I-7. Elad Ganmor, Ronen Segev, Elad Schneidman. Semantic organization of a neural population codebook and accurate decoding using a neural thesaurus

Trial to trial variability of the population response $P(r|s)$ was captured by an Ising model. Using the Bayes rule, they measured the Jensen-Shannon divergence:  $d(r_1, r_2) = D_{JS}(P(s|r_1), P(s|r_2))$ (not a metric unless sqrt is taken). They only consider instantaneous response (20 neurons, 10 ms bin, binarized), and no temporal structure. Using hierarchical clustering (forming the codebook) on the test response patterns, they showed that such method captures most of the mutual information with just a few clusters.

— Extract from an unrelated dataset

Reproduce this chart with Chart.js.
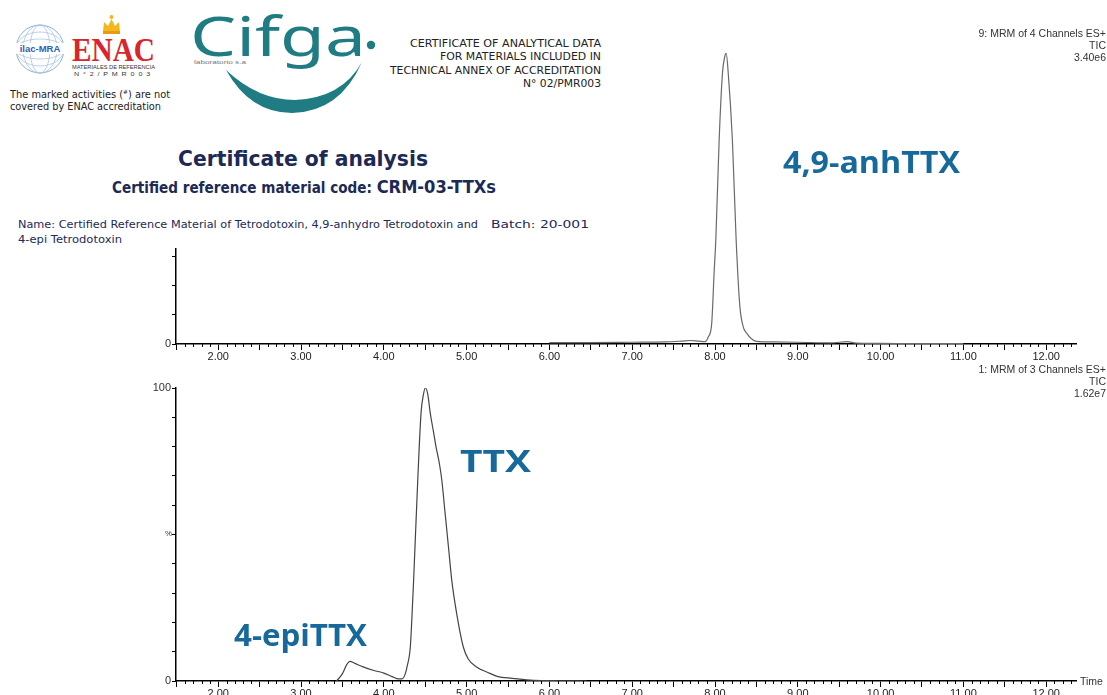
<!DOCTYPE html>
<html><head><meta charset="utf-8">
<script src="https://cdn.jsdelivr.net/npm/chart.js@4.4.1/dist/chart.umd.min.js"></script>
<style>
html,body{margin:0;padding:0;background:#fff;}
body{width:1107px;height:695px;position:relative;overflow:hidden;font-family:"Liberation Sans",Arial,sans-serif;}
.t{position:absolute;white-space:nowrap;line-height:1;transform-origin:0 50%;}
canvas{position:absolute;left:0;}
#cTop{top:0;} #cBot{top:360px;}
#header{position:absolute;left:0;top:0;width:615px;height:248px;background:#fff;}
.lbl{font-family:"Open Sans","Noto Sans",sans-serif;font-weight:700;color:#17699b;}
.info{font-family:"Liberation Sans",Arial,sans-serif;font-size:10.5px;color:#333;}
.nav{font-family:"DejaVu Sans",sans-serif;color:#1c2a55;}
</style></head><body>
<canvas id="cTop" width="1107" height="370"></canvas>
<canvas id="cBot" width="1107" height="335"></canvas>

<div id="header">
  <svg width="615" height="140" style="position:absolute;left:0;top:0">
    <!-- ilac-MRA -->
    <circle cx="40" cy="49" r="24" fill="#fff" stroke="#8fb3d9" stroke-width="1"/>
    <ellipse cx="40" cy="49" rx="24" ry="10" fill="none" stroke="#a9c4e3" stroke-width="0.8"/>
    <ellipse cx="40" cy="49" rx="24" ry="17" fill="none" stroke="#a9c4e3" stroke-width="0.8"/>
    <ellipse cx="40" cy="49" rx="10" ry="24" fill="none" stroke="#a9c4e3" stroke-width="0.8"/>
    <ellipse cx="40" cy="49" rx="17" ry="24" fill="none" stroke="#a9c4e3" stroke-width="0.8"/>
    <rect x="15" y="43" width="50" height="11" fill="#fff"/>
    <text x="40" y="52" text-anchor="middle" font-family="Liberation Sans" font-weight="700" font-size="9.5" fill="#2b63b0">ilac-MRA</text>
    <!-- crown -->
    <path d="M103 32 L104 22 L108 26 L111.5 19 L115 26 L119 22 L120 32 Z" fill="#f2b81d"/>
    <circle cx="111.5" cy="17" r="2" fill="#f2b81d"/>
    <rect x="103" y="31" width="17" height="3" fill="#e79a12"/>
    <!-- swoosh -->
    <path d="M226 70 Q250 113 292 113 Q340 112 362 62 Q342 98 295 100 Q258 100 226 70 Z" fill="#1e7c82"/>
    <circle cx="371" cy="45" r="4.2" fill="#1e7c82"/>
  </svg>
  <div class="t fit" data-w="83" style="left:72px;top:34px;font-family:'Liberation Serif',serif;font-weight:700;font-size:33px;color:#d9262c;">ENAC</div>
  <div class="t fit" data-w="83" style="left:72px;top:64px;font-size:6px;color:#333;">MATERIALES DE REFERENCIA</div>
  <div class="t fit" data-w="80" style="left:74px;top:72px;font-size:5.5px;color:#333;letter-spacing:3px;">N°2/PMR003</div>
  <div class="t fit" data-w="160" style="left:10px;top:89px;font-family:'DejaVu Sans';font-size:10px;color:#222;">The marked activities (<sup style="font-size:6px">#</sup>) are not</div>
  <div class="t fit" data-w="151" style="left:10px;top:102px;font-family:'DejaVu Sans';font-size:10px;color:#222;">covered by ENAC accreditation</div>
  <div class="t fit" data-w="176" style="left:190px;top:8px;font-family:'Noto Sans',sans-serif;font-weight:400;font-size:54px;color:#1e7c82;">Cifga</div>
  <div class="t fit" data-w="52" style="left:194px;top:59px;font-size:6px;color:#777;">laboratorio s.a</div>

  <div class="t fit" data-w="191" style="left:410px;top:38px;font-family:'DejaVu Sans';font-size:10.5px;color:#222;">CERTIFICATE OF ANALYTICAL DATA</div>
  <div class="t fit" data-w="161" style="left:440px;top:51px;font-family:'DejaVu Sans';font-size:10.5px;color:#222;">FOR MATERIALS INCLUDED IN</div>
  <div class="t fit" data-w="211" style="left:390px;top:65px;font-family:'DejaVu Sans';font-size:10.5px;color:#222;">TECHNICAL ANNEX OF ACCREDITATION</div>
  <div class="t fit" data-w="78" style="left:523px;top:78px;font-family:'DejaVu Sans';font-size:10.5px;color:#222;">N° 02/PMR003</div>

  <div class="t fit nav" data-w="250" style="left:178px;top:149px;font-size:21px;font-weight:700;">Certificate of analysis</div>
  <div class="t fit nav" data-w="384" style="left:112px;top:178px;font-size:15px;font-weight:700;">Certified reference material code: <span style="font-size:18px">CRM-03-TTXs</span></div>
  <div class="t fit nav" data-w="460" style="left:18px;top:219px;font-size:11px;">Name: Certified Reference Material of Tetrodotoxin, 4,9-anhydro Tetrodotoxin and</div>
  <div class="t fit nav" data-w="98" style="left:491px;top:219px;font-size:11px;">Batch: 20-001</div>
  <div class="t fit nav" data-w="104" style="left:18px;top:234px;font-size:11px;">4-epi Tetrodotoxin</div>
</div>

<div class="t info" style="right:1px;left:auto;top:28px;text-align:right;">9: MRM of 4 Channels ES+</div>
<div class="t info" style="right:1px;left:auto;top:40px;">TIC</div>
<div class="t info" style="right:1px;left:auto;top:52px;">3.40e6</div>
<div class="t info" style="right:1px;left:auto;top:364px;">1: MRM of 3 Channels ES+</div>
<div class="t info" style="right:1px;left:auto;top:376px;">TIC</div>
<div class="t info" style="right:1px;left:auto;top:388px;">1.62e7</div>
<div class="t info" style="left:1080px;top:676px;">Time</div>
<div class="t info" style="left:165px;top:530px;font-size:8px;">%</div>

<div class="t fit lbl" data-w="177" style="left:783px;top:147px;font-size:30px;">4,9-anhTTX</div>
<div class="t fit lbl" data-w="71" style="left:460px;top:446px;font-size:30px;">TTX</div>
<div class="t fit lbl" data-w="133" style="left:234px;top:620px;font-size:30px;">4-epiTTX</div>

<script>
// ---- data ----
const timeMin = 1.49;
const timeMax = 12.36;
const majorTickStep = 0.5;
const minorTickStep = 0.1;

// 4,9-anhTTX trace (channel 9, TIC 3.40e6), % of full scale
const anhTimes = [6.00, 6.50, 7.00, 7.40, 7.60, 7.70, 7.80, 7.88, 7.92, 7.96, 7.99, 8.01, 8.05, 8.09, 8.12, 8.135, 8.16, 8.21, 8.255, 8.30, 8.34, 8.38, 8.44, 8.50, 8.70, 9.00, 9.40, 9.60, 9.70, 10.00, 10.50, 11.00];
const anhIntensity = [0.5, 0.5, 0.6, 0.7, 1.0, 1.2, 1.0, 0.8, 2.5, 7, 25, 36, 70, 93, 99, 100, 93, 70, 36, 13, 6, 3.8, 1.8, 0.9, 0.7, 0.6, 0.4, 0.8, 0.3, 0.2, 0.1, 0.1];

// TTX / 4-epiTTX trace (channel 1, TIC 1.62e7), % of full scale
const ttxTimes = [3.43, 3.50, 3.55, 3.59, 3.65, 3.75, 3.88, 4.00, 4.10, 4.18, 4.22, 4.26, 4.28, 4.32, 4.34, 4.36, 4.41, 4.45, 4.48, 4.50, 4.53, 4.56, 4.60, 4.63, 4.67, 4.70, 4.74, 4.78, 4.82, 4.88, 4.96, 5.02, 5.12, 5.25, 5.37, 5.55, 5.77, 6.00, 6.45];
const ttxIntensity = [0, 2.5, 5.5, 6.7, 6.0, 4.8, 3.6, 2.7, 1.5, 0.7, 0.7, 2.5, 4.8, 11.6, 22, 34.5, 68.7, 91.6, 98, 100, 98, 91.6, 85, 80, 74.4, 68.7, 57.3, 46, 34.5, 23, 11.6, 7.5, 4.8, 3.0, 1.6, 0.9, 0.3, 0.1, 0];

const yMin = 0, yMax = 100, yStep = 10;
const topYLabels = [0];
const botYLabels = [0, 100];

// ---- fit text widths ----
document.querySelectorAll('.fit').forEach(el => {
  const w = el.getBoundingClientRect().width;
  const target = parseFloat(el.dataset.w);
  if (w > 0) el.style.transform = 'scaleX(' + (target / w) + ')';
});

const minorTicks = {
  id: 'minorTicks',
  afterDraw(chart) {
    const s = chart.scales.x, ctx = chart.ctx, y0 = chart.chartArea.bottom;
    ctx.save();
    ctx.strokeStyle = '#000';
    ctx.lineWidth = 1;
    const n0 = Math.ceil(s.min / minorTickStep), n1 = Math.floor(s.max / minorTickStep);
    for (let k = n0; k <= n1; k++) {
      if (k % 5 === 0) continue;
      const x = Math.round(s.getPixelForValue(k * minorTickStep)) + 0.5;
      ctx.beginPath(); ctx.moveTo(x, y0); ctx.lineTo(x, y0 + 3); ctx.stroke();
    }
    ctx.restore();
  }
};

function makeChart(id, times, vals, o) {
  return new Chart(document.getElementById(id), {
    type: 'line',
    data: { datasets: [{
      data: times.map((t, i) => ({ x: t, y: vals[i] })),
      borderColor: o.color, borderWidth: 1.2, pointRadius: 0,
      cubicInterpolationMode: 'monotone', fill: false
    }]},
    options: {
      responsive: false, animation: false, devicePixelRatio: 1,
      layout: { padding: { top: o.padTop, right: 31, left: 0, bottom: 0 } },
      plugins: { legend: { display: false }, tooltip: { enabled: false } },
      scales: {
        x: {
          type: 'linear', min: timeMin, max: timeMax,
          afterFit: s => { s.height = o.xH; s.paddingLeft = 0; s.paddingRight = 0; },
          border: { color: '#000', width: 1.5 },
          grid: { display: true, drawOnChartArea: false, drawTicks: true, tickLength: 6, color: '#000', tickWidth: 1 },
          ticks: {
            stepSize: majorTickStep, includeBounds: false, autoSkip: false, maxRotation: 0, minRotation: 0,
            padding: 0, color: '#222', font: { family: 'Liberation Sans', size: 11 },
            callback: v => Math.abs(v - Math.round(v)) < 1e-6 ? Number(v).toFixed(2) : ''
          }
        },
        y: {
          min: yMin, max: yMax,
          afterFit: s => { s.width = 176; s.paddingTop = 0; s.paddingBottom = 0; },
          border: { color: '#000', width: 1.5 },
          grid: { display: true, drawOnChartArea: false, drawTicks: true, tickLength: 4, color: '#000' },
          ticks: {
            stepSize: yStep, autoSkip: false, padding: 1, color: '#333',
            font: { family: 'Liberation Sans', size: 11 },
            callback: v => o.yLabels.includes(v) ? String(v) : ''
          }
        }
      }
    },
    plugins: [minorTicks]
  });
}

makeChart('cTop', anhTimes, anhIntensity, { color: '#6a6a6a', padTop: 53, xH: 26, yLabels: topYLabels });
makeChart('cBot', ttxTimes, ttxIntensity, { color: '#444', padTop: 28, xH: 14, yLabels: botYLabels });
</script>
</body></html>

I-35. Gasper Tkacik, Einat Granot-Atedgi, Ronen Segev, Elad Schneidman. Retinal metric: a stimulus distance measure derived from population neural responses

They used symmetric Kullback-Leibler divergence between the stimulus conditioned response distances as a similarity measure between stimuli: $d(s_1, s_2) = D_{KL}^{sym}(P(r|s_1);P(r|s_2))$ for similarity in the stimulus space. Conditional distribution was modeled with a stimulus driven maximum entropy ising model where the higher order interaction terms do not depend on the stimulus: $P(r|s) = \frac{1}{Z} \exp\left(h(s)r + \sum_{i \neq j} J_{ij} r_i r_j\right)$. They did not use JS divergence because it is difficult to compute it from the Ising model. This similarity reveals which features of the stimulus the population really cares about.

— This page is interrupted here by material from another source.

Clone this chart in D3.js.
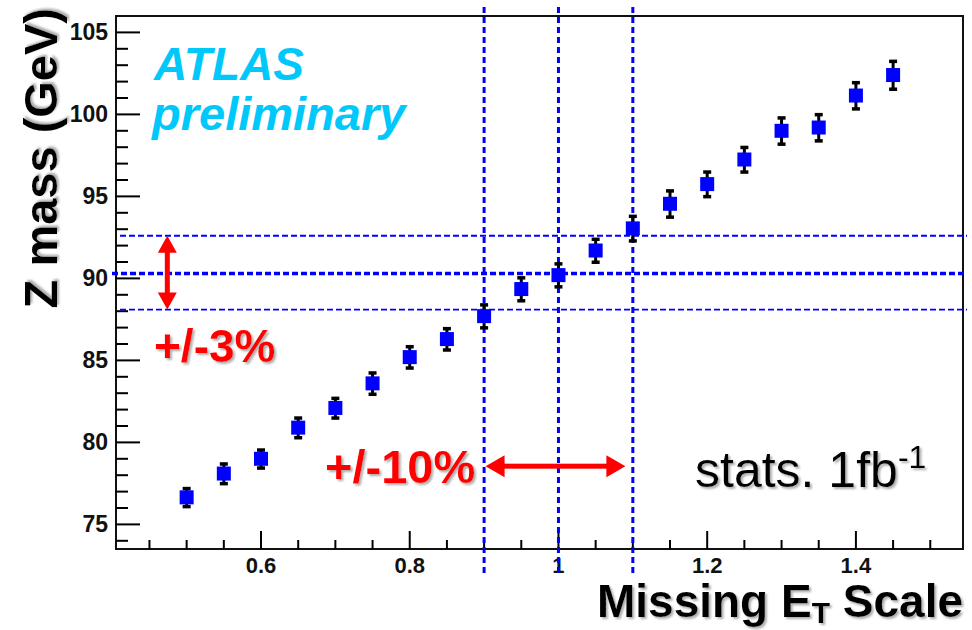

## Extending Spike Triggered Covariance

There were 3 very related talks about spike triggered covariance (STC) analysis in the Characterizing Neural Responses to Structured and Naturalistic Stimuli workshop organized by Kanaka Rajan and William Bialek.

Jonathan Pillow

His talk was focused on Empirical Bayes (EB) methods for the inference of hierarchical models. The first part was about Mijung Park’s work on spatio-temporal and frequency localized prior design for receptive fields. The second part, which was brief due to time constraints, was about a Bayesian extension of STC where the number of receptive fields is inferred by EB.

William Bialek

He talked about the full history from reverse correlation (Boer 1968), to STC, to maximizing mutual information. He introduced Kanaka’s work (arXiv:1201.0321v1 [q-bio.NC], also poster III-34, but I missed it) on maximizing mutual information between a quadratic projections of the stimulus to the response. This is an interesting extension of MID (see Sharpee’s talk below). MID tends to degrade as the number of dimensions to extract increases, but their method seems to work better.

Tatyana Sharpee

Maximally informative dimension (MID) aims at finding receptive fields of a linear-nonlinear cascade regardless of the nonlinearity by maximizing mutual information. This is an ideal goal, however, estimation and maximization of mutual information is very difficult in practice (as in the case of information bottleneck), and implementation suffers from local minima and (histogram) parameterization. She presented an approach from the opposite direction to minimize mutual information (or equivalently, maximize conditional entropy of response given stimulus). Using a maximum entropy model with first two moments constrained, she derived that a quadratic form of logistic regression as a model to fit for binary spiking response: $P(spike|s) = \frac{1}{1+exp(a+h\cdot s+s^\top \cdot J \cdot s)}$. This is closely related to our BSTC work which has similar quadratic form of Poisson regression model as a special case. (I missed the related poster by Ryan Rowekamp et al. II-35) Ref: J.D. Fitzgerald, R. J. Rowekamp, L.C. Sincich and T.O. Sharpee, (2011) “Second order dimensionality reduction using minimum and maximum mutual information models”, PLoS Computational Biology, 7(10): e1002249 doi:10.1371/journal.pcbi.1002249

III-36. Brett Vintch, Andrew D Zaharia, Tony Movshon, Eero P Simoncelli. Fitting receptive fields in V1 and V2 as linear combinationsof nonlinear subunits

I missed this one, but this one is also highly related. They have a low complexity model that generates a set of filters that are generally obtained from STC on V1 complex cells.